▶ Dataset content:
-*-
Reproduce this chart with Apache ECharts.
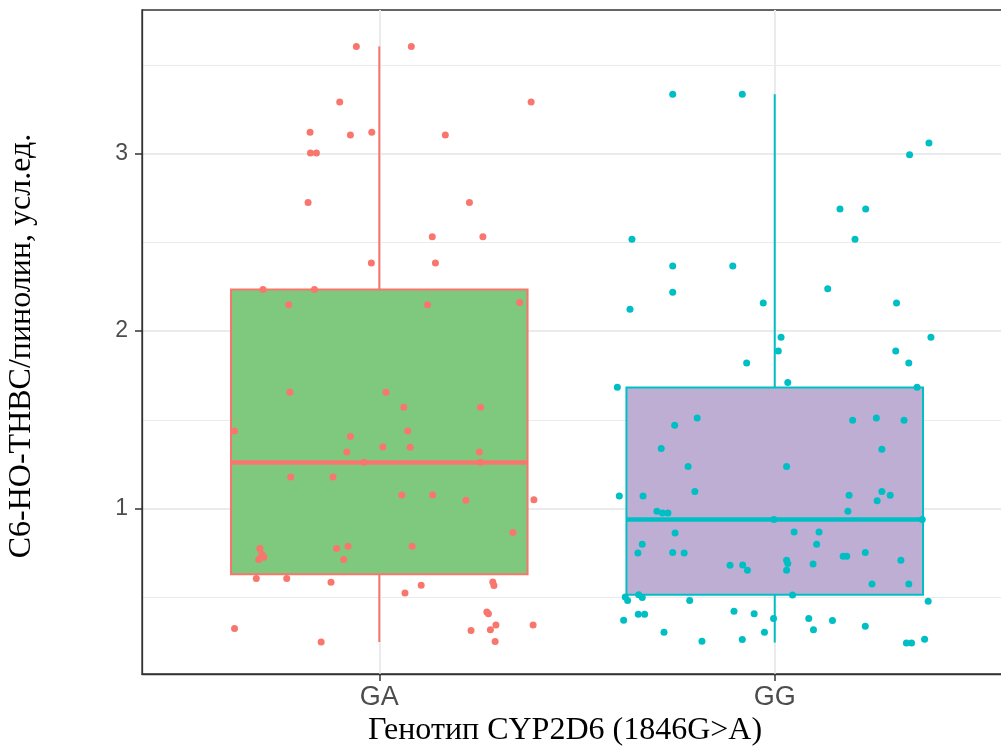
<!DOCTYPE html>
<html>
<head>
<meta charset="utf-8">
<title>CYP2D6 boxplot</title>
<script src="https://cdn.jsdelivr.net/npm/echarts@6/dist/echarts.min.js"></script>
<style>
  html, body { margin: 0; padding: 0; background: #fff; }
  #chart { width: 1001px; height: 749px; }
</style>
</head>
<body>
<div id="chart"></div>
<script>
// categories and tick labels
const categories = ['GA', 'GG']
const yTicks = [1, 2, 3]
const yMinorTicks = [0.5, 1.5, 2.5, 3.5]

// box stats: [lower whisker, Q1, median, Q3, upper whisker]
const boxGA = [0.248, 0.630, 1.259, 2.234, 3.604]
const boxGG = [0.245, 0.515, 0.938, 1.682, 3.334]

// jittered points, GA group (x position on the discrete scale, value)
const gaX = [0.942, 1.081, 0.900, 1.384, 0.825, 0.927, 0.981, 1.167, 0.826, 0.841,
  0.820, 1.228, 1.134, 1.262, 0.980, 1.142, 0.706, 0.836, 0.771, 1.122,
  1.355, 0.774, 1.017, 1.062, 1.256, 0.634, 0.927, 1.072, 1.009, 1.078,
  0.918, 1.253, 0.961, 1.256, 0.776, 0.883, 1.057, 1.135, 1.219, 1.391,
  1.338, 0.698, 0.703, 0.708, 0.695, 0.892, 0.921, 0.910, 1.083, 0.689,
  0.766, 0.878, 1.065, 1.106, 1.287, 1.290, 0.634, 0.853, 1.272, 1.276,
  1.232, 1.281, 1.295, 1.389, 1.293]
const gaY = [3.604, 3.604, 3.291, 3.291, 3.120, 3.105, 3.120, 3.105, 3.003, 3.003,
  2.724, 2.724, 2.532, 2.532, 2.384, 2.384, 2.234, 2.234, 2.149, 2.149,
  2.161, 1.655, 1.655, 1.571, 1.571, 1.437, 1.406, 1.437, 1.347, 1.345,
  1.319, 1.319, 1.261, 1.261, 1.178, 1.178, 1.077, 1.077, 1.047, 1.050,
  0.865, 0.775, 0.743, 0.726, 0.713, 0.775, 0.788, 0.713, 0.788, 0.606,
  0.606, 0.585, 0.525, 0.568, 0.586, 0.566, 0.324, 0.248, 0.417, 0.408,
  0.313, 0.318, 0.344, 0.344, 0.251]

// jittered points, GG group
const ggX = [1.742, 1.918, 2.390, 2.341, 2.165, 2.230, 1.639, 2.203, 1.742, 1.894,
  1.742, 2.134, 1.971, 2.308, 1.634, 2.016, 2.395, 2.009, 2.306, 1.929,
  2.339, 1.602, 2.033, 2.360, 1.804, 1.747, 2.197, 2.257, 2.327, 1.713,
  2.271, 1.781, 2.030, 1.607, 1.667, 1.798, 2.188, 2.271, 2.292, 2.259,
  1.702, 1.716, 1.730, 2.185, 1.998, 2.373, 1.748, 2.049, 2.112, 1.665,
  2.106, 1.654, 1.742, 1.771, 2.229, 2.173, 2.182, 1.887, 1.919, 1.931,
  2.030, 2.033, 2.030, 2.097, 2.319, 2.246, 2.339, 1.622, 1.628, 1.656,
  1.665, 1.785, 2.045, 2.388, 1.655, 1.671, 1.618, 1.897, 1.948, 1.997,
  2.086, 2.146, 2.098, 2.229, 1.720, 1.974, 1.816, 1.918, 2.333, 2.346,
  2.379]
const ggY = [3.334, 3.334, 3.060, 2.994, 2.688, 2.688, 2.517, 2.517, 2.367, 2.367,
  2.219, 2.239, 2.158, 2.158, 2.123, 1.965, 1.965, 1.888, 1.888, 1.820,
  1.820, 1.683, 1.710, 1.683, 1.510, 1.469, 1.497, 1.510, 1.497, 1.338,
  1.334, 1.237, 1.237, 1.071, 1.071, 1.096, 1.075, 1.096, 1.075, 1.044,
  0.985, 0.975, 0.975, 0.985, 0.938, 0.938, 0.863, 0.868, 0.868, 0.799,
  0.799, 0.750, 0.752, 0.750, 0.752, 0.731, 0.731, 0.681, 0.682, 0.652,
  0.709, 0.690, 0.652, 0.688, 0.709, 0.575, 0.575, 0.502, 0.482, 0.515,
  0.499, 0.482, 0.513, 0.478, 0.405, 0.405, 0.371, 0.421, 0.408, 0.380,
  0.380, 0.369, 0.318, 0.337, 0.303, 0.303, 0.252, 0.262, 0.243, 0.243,
  0.264]

const lineColors = ['#F8766D', '#00BFC4']
const fillColors = ['#7FC97F', '#BEAED4']

const zip = (xs, ys) => xs.map((x, i) => [x, ys[i]])

const chart = echarts.init(document.getElementById('chart'))

const axisFont = 'Liberation Sans, Arial, sans-serif'
const titleFont = 'Liberation Serif, Times New Roman, serif'

chart.setOption({
  backgroundColor: '#ffffff',
  animation: false,
  grid: {
    left: 142,
    top: 10,
    width: 870,
    height: 664,
    outerBoundsMode: 'none',
    show: true,
    borderColor: '#333333',
    borderWidth: 1.3,
    backgroundColor: '#ffffff'
  },
  xAxis: {
    type: 'value',
    min: 0.4,
    max: 2.6,
    axisLine: { show: true, onZero: false, lineStyle: { color: '#333333', width: 1.3 } },
    axisTick: { show: true, length: 7, customValues: [1, 2], lineStyle: { color: '#333333', width: 1.5 } },
    axisLabel: {
      customValues: [1, 2],
      formatter: v => categories[Math.round(v) - 1],
      fontSize: 27,
      color: '#4d4d4d',
      fontFamily: axisFont,
      margin: 10
    },
    splitLine: { show: true, lineStyle: { color: '#ebebeb', width: 2 } }
  },
  yAxis: [
    {
      type: 'value',
      min: 0.068,
      max: 3.809,
      axisLine: { show: true, onZero: false, lineStyle: { color: '#333333', width: 1.3 } },
      axisTick: { show: true, length: 7, customValues: yTicks, lineStyle: { color: '#333333', width: 1.5 } },
      axisLabel: {
        customValues: yTicks,
        fontSize: 23,
        color: '#4d4d4d',
        fontFamily: axisFont,
        margin: 14
      },
      splitLine: { show: true, lineStyle: { color: '#ebebeb', width: 2 } }
    },
    {
      // only used for the minor grid lines
      type: 'value',
      min: 0.068,
      max: 3.809,
      axisLine: { show: false },
      axisTick: { show: false, customValues: yMinorTicks },
      axisLabel: { show: false, customValues: yMinorTicks },
      splitLine: { show: true, lineStyle: { color: '#ebebeb', width: 1 } }
    }
  ],
  graphic: [
    {
      type: 'text',
      x: 565,
      y: 731,
      style: {
        text: 'Генотип CYP2D6 (1846G>A)',
        font: '32px ' + titleFont,
        fill: '#000000',
        align: 'center',
        verticalAlign: 'middle'
      }
    },
    {
      type: 'text',
      x: 22,
      y: 346,
      rotation: Math.PI / 2,
      style: {
        text: 'C6-HO-THBC/пинолин, усл.ед.',
        font: '32px ' + titleFont,
        fill: '#000000',
        align: 'center',
        verticalAlign: 'middle'
      }
    }
  ],
  series: [
    {
      type: 'custom',
      data: [[1].concat(boxGA), [2].concat(boxGG)],
      encode: { x: 0, y: [1, 2, 3, 4, 5] },
      renderItem: (params, api) => {
        const i = api.value(0)
        const idx = params.dataIndex
        const half = 0.375
        const lo = api.coord([i, api.value(1)])
        const q1 = api.coord([i - half, api.value(2)])
        const med = api.coord([i - half, api.value(3)])
        const medR = api.coord([i + half, api.value(3)])
        const q3 = api.coord([i - half, api.value(4)])
        const q3R = api.coord([i + half, api.value(4)])
        const hi = api.coord([i, api.value(5)])
        const cx = lo[0]
        const stroke = lineColors[idx]
        return {
          type: 'group',
          children: [
            {
              type: 'line',
              shape: { x1: cx, y1: q3[1], x2: cx, y2: hi[1] },
              style: { stroke: stroke, lineWidth: 2 }
            },
            {
              type: 'line',
              shape: { x1: cx, y1: q1[1], x2: cx, y2: lo[1] },
              style: { stroke: stroke, lineWidth: 2 }
            },
            {
              type: 'rect',
              shape: { x: q3[0], y: q3[1], width: q3R[0] - q3[0], height: q1[1] - q3[1] },
              style: { fill: fillColors[idx], stroke: stroke, lineWidth: 2 }
            },
            {
              type: 'line',
              shape: { x1: med[0], y1: med[1], x2: medR[0], y2: medR[1] },
              style: { stroke: stroke, lineWidth: 4.5 }
            }
          ]
        }
      }
    },
    {
      type: 'scatter',
      data: zip(gaX, gaY),
      symbolSize: 7,
      itemStyle: { color: lineColors[0], opacity: 1 }
    },
    {
      type: 'scatter',
      data: zip(ggX, ggY),
      symbolSize: 7,
      itemStyle: { color: lineColors[1], opacity: 1 }
    }
  ]
})
</script>
</body>
</html>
-*-
▶ Aim: Return only the lines running from the top of the data to the line that holds "const boxGG = [0.245, 0.515, 0.938, 1.682, 3.334]". Include both of those lines, but skip the pictures.

▶ Output for this exercise:
Reproduce this chart with Apache ECharts.
<!DOCTYPE html>
<html>
<head>
<meta charset="utf-8">
<title>CYP2D6 boxplot</title>
<script src="https://cdn.jsdelivr.net/npm/echarts@6/dist/echarts.min.js"></script>
<style>
  html, body { margin: 0; padding: 0; background: #fff; }
  #chart { width: 1001px; height: 749px; }
</style>
</head>
<body>
<div id="chart"></div>
<script>
// categories and tick labels
const categories = ['GA', 'GG']
const yTicks = [1, 2, 3]
const yMinorTicks = [0.5, 1.5, 2.5, 3.5]

// box stats: [lower whisker, Q1, median, Q3, upper whisker]
const boxGA = [0.248, 0.630, 1.259, 2.234, 3.604]
const boxGG = [0.245, 0.515, 0.938, 1.682, 3.334]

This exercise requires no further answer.